New York City, 1999 — On a hot July day in a bustling Manhattan café, journalist Van Daniels interviews Jonathan Hawkins—a dangerous mafia associate and a pop cultural icon called The Vampire. Despite Hawkins' taciturn nature, his face features regularly in tabloids and TV programs, and his deeds are mirrored in works of fiction. He does not speak to the press and has never volunteered any information about himself. All of it based on the rumors that follow him wherever he goes: whispers about the man who melts into shadows and rolls in with the fog—the man who cannot be killed and does not die.
The rumors have followed him since he first came ashore in Long Beach, California, in 1919. He has not aged a day since then.
The reason for Hawkins' unnatural longevity is unknown—equally so, his reasoning for agreeing to this interview at all. But before Hawkins can get up from their table and vanish back into shadow and fog, Daniels intends to get to the bottom of both mysteries.

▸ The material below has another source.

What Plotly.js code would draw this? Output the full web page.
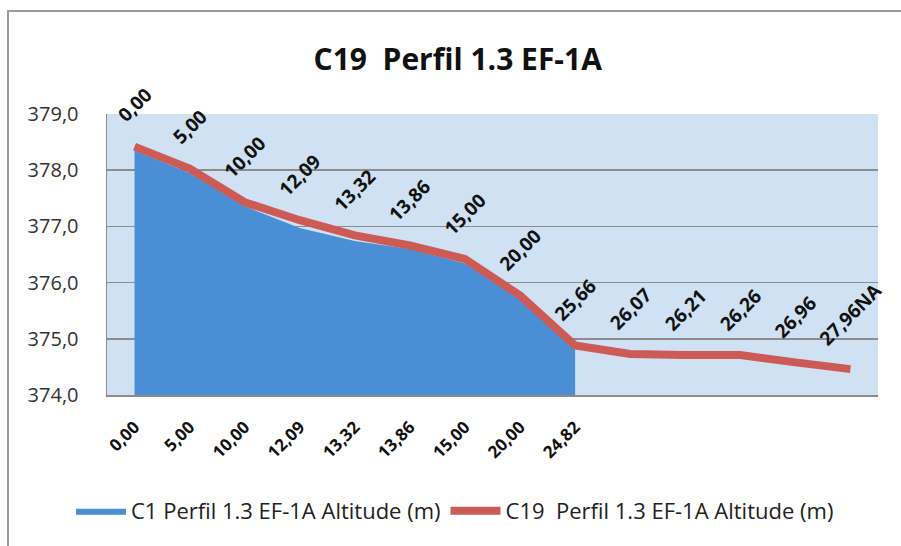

When No One Knew His Name is an illustrated story within a story: it is the story of Hawkins' long and varied life nested within the story of Daniels' encounter with this unusual man. The text is presented as the in-universe nonfiction book Daniels went on to write based on the transcript of his interview with Hawkins, whose descriptions are intercut with Daniels' outside research to provide greater context or alternate perspectives to the reader.
When No One Knew His Name is a low-fantasy pastiche of Anne Rice's 1976 novel Interview with The Vampire, featuring heavy elements of historical and crime fiction, and themes of alienation and ennui in the face of an uncertain future.